2023 novel by Daniel Kehlmann

The Director (Lichtspiel (Note: Lichtspiel is an old-fashioned term in German meaning "cinema".)) is a 2023 novel by German-Austrian author Daniel Kehlmann. The novel is a fictionalization of the life of the 20th-century German director G. W. Pabst. The novel was met with positive reception, both in Germany and internationally; it made several best-of lists in 2025, and in 2026 it was shortlisted for the 2026 International Booker Prize.

==Plot==
The novel is divided into three parts. The first part, Outside, is set in the 1920s and 1930s, and chronicles Pabst's career in the Weimar Republic and his filming of A Modern Hero in America, which turns out to be a flop. The second part, Inside, focuses on Pabst's career in Nazi-era Germany and his filming of the lost film Der Fall Molander. The third part, After, focuses on Pabst's life after the war.

==Reception==
Adam Soboczynski of Die Zeit called The Director a "great work about moral failure"; Gerrit Bartels of Der Tagesspiegel called the novel a ""marvel".
Carsten Otte of Die Tageszeitung gave a mixed review, praising individual scenes of the book, but criticizing the characters for their lack of psychological depth and the prose; he concluded that "successful individual scenes do not make for a convincing novel".

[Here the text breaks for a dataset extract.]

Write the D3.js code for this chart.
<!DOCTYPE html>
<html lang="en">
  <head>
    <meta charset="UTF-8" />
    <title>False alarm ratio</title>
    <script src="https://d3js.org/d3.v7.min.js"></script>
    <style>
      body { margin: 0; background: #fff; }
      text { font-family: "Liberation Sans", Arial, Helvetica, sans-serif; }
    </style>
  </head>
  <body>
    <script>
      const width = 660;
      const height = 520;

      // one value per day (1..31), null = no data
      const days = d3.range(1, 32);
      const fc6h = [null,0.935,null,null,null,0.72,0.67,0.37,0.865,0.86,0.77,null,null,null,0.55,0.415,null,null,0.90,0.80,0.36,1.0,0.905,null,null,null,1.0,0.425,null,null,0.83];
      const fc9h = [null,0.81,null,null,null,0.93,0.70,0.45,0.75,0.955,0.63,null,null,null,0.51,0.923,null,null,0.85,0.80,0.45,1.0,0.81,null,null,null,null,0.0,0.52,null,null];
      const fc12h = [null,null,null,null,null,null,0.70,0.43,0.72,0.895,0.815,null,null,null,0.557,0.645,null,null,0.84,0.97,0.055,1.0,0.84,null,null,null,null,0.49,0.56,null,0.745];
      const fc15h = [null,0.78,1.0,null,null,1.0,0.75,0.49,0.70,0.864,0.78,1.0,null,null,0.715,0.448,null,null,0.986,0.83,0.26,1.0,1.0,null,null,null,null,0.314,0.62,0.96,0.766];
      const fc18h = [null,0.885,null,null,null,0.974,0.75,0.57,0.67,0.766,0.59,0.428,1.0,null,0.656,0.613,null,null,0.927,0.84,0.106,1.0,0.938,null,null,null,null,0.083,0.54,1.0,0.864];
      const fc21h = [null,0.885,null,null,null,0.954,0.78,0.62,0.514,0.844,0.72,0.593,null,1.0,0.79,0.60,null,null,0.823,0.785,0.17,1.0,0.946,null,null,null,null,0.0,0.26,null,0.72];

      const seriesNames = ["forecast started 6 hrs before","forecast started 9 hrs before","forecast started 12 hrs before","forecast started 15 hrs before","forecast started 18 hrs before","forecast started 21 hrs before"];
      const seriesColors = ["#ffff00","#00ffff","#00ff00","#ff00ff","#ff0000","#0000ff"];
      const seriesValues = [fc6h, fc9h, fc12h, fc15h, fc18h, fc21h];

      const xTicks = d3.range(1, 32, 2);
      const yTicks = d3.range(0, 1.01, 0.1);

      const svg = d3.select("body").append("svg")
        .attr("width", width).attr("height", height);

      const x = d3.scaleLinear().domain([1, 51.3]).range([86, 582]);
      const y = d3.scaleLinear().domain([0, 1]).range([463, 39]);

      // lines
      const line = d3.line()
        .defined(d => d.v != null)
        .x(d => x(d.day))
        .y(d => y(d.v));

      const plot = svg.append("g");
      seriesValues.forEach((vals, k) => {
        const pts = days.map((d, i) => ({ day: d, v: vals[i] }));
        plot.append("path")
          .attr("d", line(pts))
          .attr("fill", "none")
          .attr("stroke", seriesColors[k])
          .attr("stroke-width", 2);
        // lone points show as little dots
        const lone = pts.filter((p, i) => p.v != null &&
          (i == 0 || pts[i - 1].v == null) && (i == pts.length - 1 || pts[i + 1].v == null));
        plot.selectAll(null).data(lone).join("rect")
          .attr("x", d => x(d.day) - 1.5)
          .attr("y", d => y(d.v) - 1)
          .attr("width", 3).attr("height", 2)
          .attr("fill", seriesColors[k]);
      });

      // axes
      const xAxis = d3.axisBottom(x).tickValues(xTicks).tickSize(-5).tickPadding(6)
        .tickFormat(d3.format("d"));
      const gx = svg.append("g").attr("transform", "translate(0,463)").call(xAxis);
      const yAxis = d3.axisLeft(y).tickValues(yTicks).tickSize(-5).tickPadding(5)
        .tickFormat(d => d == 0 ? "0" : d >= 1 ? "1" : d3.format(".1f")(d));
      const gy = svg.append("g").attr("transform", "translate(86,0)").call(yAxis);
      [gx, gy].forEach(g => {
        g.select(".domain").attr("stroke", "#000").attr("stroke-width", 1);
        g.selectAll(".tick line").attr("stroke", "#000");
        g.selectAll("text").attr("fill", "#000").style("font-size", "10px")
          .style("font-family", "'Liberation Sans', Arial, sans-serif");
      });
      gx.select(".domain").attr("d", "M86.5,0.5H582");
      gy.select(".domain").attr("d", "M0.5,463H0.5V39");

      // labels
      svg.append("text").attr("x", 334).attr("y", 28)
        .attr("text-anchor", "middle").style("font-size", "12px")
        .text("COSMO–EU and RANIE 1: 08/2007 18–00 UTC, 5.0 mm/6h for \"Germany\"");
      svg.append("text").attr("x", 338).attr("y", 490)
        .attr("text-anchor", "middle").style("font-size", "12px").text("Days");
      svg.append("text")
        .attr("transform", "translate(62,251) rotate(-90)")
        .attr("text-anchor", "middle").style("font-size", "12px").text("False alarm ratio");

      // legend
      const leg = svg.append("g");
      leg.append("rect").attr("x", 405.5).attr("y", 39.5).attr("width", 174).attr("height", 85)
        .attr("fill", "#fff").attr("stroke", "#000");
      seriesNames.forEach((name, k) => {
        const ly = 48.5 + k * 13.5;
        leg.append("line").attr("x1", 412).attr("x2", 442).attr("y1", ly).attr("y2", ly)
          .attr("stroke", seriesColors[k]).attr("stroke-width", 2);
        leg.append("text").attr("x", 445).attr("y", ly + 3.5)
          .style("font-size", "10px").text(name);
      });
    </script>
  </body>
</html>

The Director received starred reviews from Kirkus Reviews and Publishers Weekly. Nina Allan, writing for The Guardian, called The Director "Kehlmann's best work yet"; J. Hoberman in his review for the New York Times wrote that The Director was "a marvelous performance" and praised Benjamin's translation.

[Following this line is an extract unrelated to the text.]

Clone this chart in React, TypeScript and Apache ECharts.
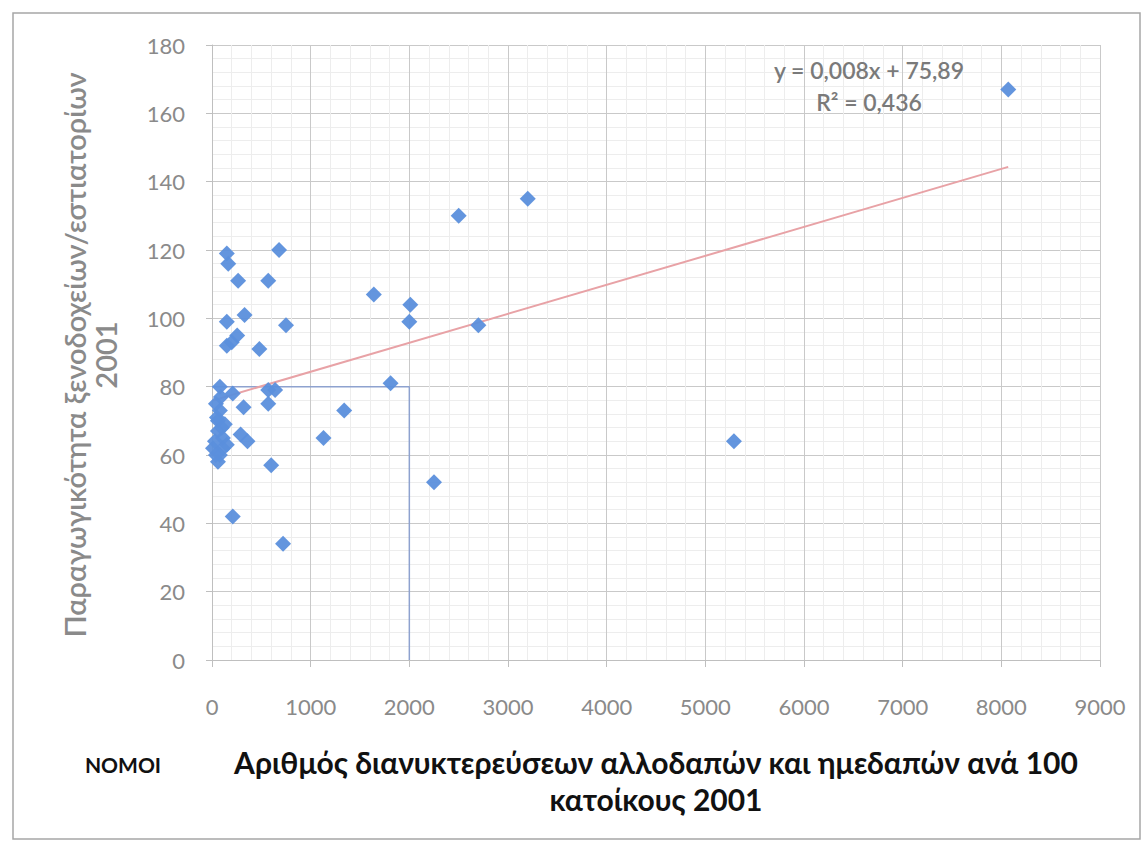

The Director was released in English and French in 2025; it was named in several best-of lists of that year - New York Times named it among the ten best books of 2025, the BBC named it among the 25 best books of that year, The Guardian named it as among the best translated fiction released that year and Le Monde as one of the best novels of 2025. In 2026, it was shortlisted for the International Booker Prize.